Pygmalion, roi de Chypre, sculpta une statue dont il tomba amoureux ; la déesse de l'amour la transforma en femme. Selon l'interprétation traditionnelle, c'est le regard de l'amour qui a fait d'une statue une femme désirable...
Dans leur livre, Pygmalion in the Classroom, Robert Rosenthal et Lenore Jacobson se sont souvenus de cette légende. Lorsque des maîtres croient leurs élèves plus intelligents qu'ils ne le sont, se demandent-ils, ce regard peut-il produire sur eux un « effet Pygmalion », c'est-à-dire les rendre plus intelligents ?
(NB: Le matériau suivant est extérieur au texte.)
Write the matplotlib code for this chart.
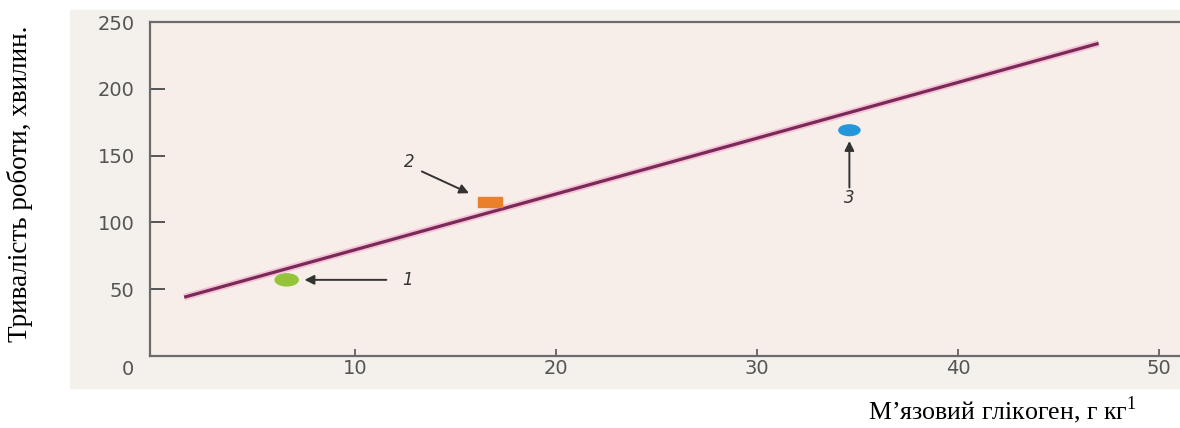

L'expérience d'Oak School.
On avait déjà étudié l'influence de l'attente sur le comportement, sous le nom inventé par le sociologue Robert Merton en 1948 : « self-fulfilling prophecy », ou « prophétie à réalisation automatique ». Rosenthal lui-même avait fait une expérience sur des rats et constaté que ceux qualifiés de « brillants » avaient donné deux fois plus de réponses correctes, dans un test de labyrinthe, que ceux désignés comme « stupides ». « Si des animaux considérés comme plus brillants par leurs dresseurs devenaient effectivement plus brillants grâce aux préjugés favorables de ceux-ci, cela pouvait être vrai aussi pour les écoliers », écrit-il. Et il lance l'expérience d'Oak School, école primaire de Californie, sujet de son livre. Au printemps de 1964, Rosenthal soumet les élèves à un test conçu pour détecter ceux qui « sont les plus susceptibles de présenter un démarrage scolaire » l'année suivante ; puis il donne aux maîtres la liste des « démarreurs » qui seront dans sa classe. En fait, il s'agit d'un test d'intelligence, et les prétendus démarreurs ont été tirés au sort. « Pour des raisons d'éthique », Rosenthal n'a testé que la prédiction positive - d'où, sans doute, le nom d'effet Pygmalion.